◆ **Prompt**
What is the number of lines holding the word "this"? Write that number and nothing else.

◆ **Information supplied**
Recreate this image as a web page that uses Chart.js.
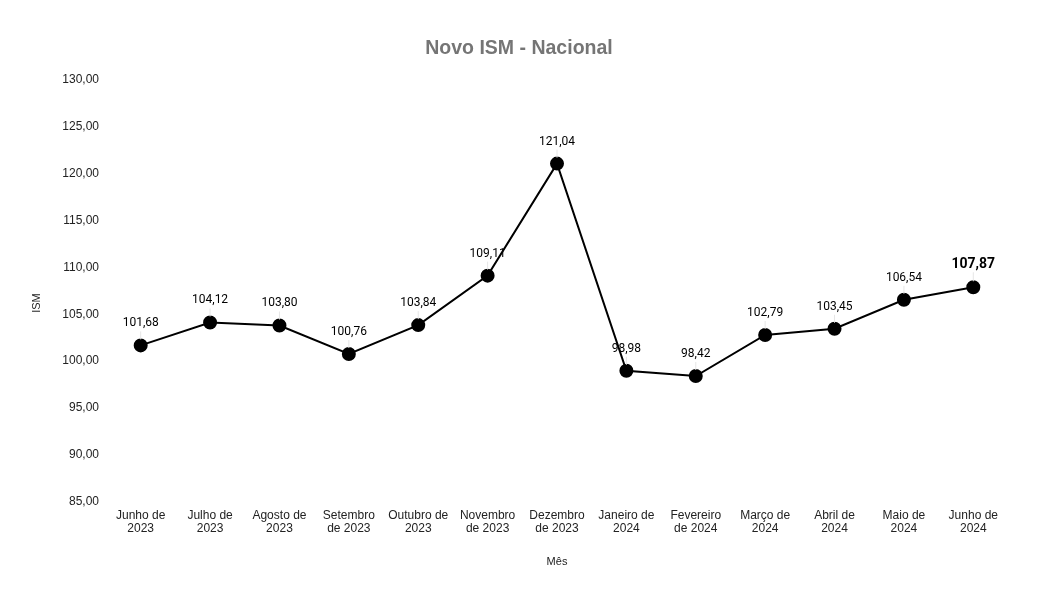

...

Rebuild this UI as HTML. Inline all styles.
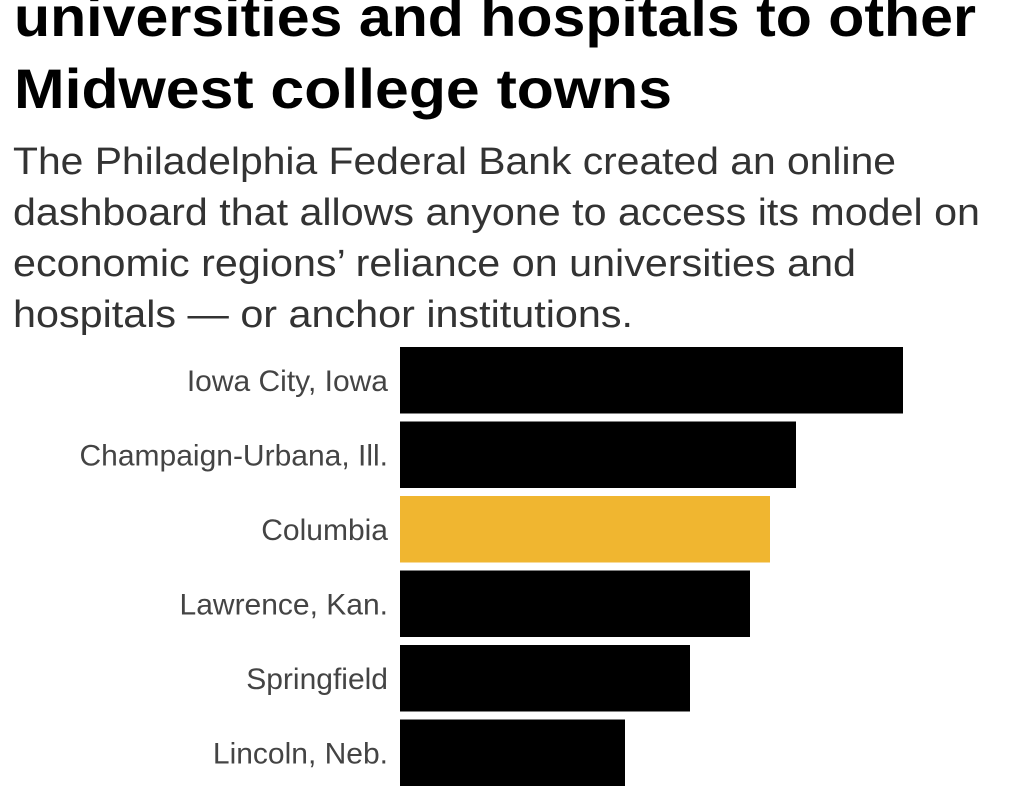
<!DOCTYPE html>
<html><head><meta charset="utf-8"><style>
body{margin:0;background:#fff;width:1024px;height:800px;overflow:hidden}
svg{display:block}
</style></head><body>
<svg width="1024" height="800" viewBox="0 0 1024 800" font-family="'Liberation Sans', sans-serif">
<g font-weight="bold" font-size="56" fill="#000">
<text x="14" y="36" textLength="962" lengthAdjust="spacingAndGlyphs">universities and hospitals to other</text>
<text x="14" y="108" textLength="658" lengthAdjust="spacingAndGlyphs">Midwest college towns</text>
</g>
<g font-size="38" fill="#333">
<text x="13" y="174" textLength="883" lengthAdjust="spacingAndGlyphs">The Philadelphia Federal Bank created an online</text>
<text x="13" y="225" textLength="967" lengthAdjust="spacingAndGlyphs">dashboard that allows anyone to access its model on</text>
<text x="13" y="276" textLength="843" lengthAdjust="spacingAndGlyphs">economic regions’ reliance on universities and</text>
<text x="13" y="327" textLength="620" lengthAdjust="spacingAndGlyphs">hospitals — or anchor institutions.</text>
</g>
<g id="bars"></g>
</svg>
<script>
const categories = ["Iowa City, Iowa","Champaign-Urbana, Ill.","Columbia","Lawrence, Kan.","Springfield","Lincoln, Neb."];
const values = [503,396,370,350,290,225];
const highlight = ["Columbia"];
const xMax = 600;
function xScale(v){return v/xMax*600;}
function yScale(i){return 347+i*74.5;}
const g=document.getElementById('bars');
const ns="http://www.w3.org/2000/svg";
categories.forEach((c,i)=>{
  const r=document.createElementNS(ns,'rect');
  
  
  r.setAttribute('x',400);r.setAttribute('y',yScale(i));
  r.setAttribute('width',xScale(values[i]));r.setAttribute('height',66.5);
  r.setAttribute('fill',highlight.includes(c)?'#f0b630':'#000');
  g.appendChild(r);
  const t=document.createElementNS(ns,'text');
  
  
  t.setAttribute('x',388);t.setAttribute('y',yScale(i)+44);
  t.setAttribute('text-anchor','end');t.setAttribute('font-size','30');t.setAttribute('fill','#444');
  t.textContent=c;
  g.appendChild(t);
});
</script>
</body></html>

◆ **Problem solution**
2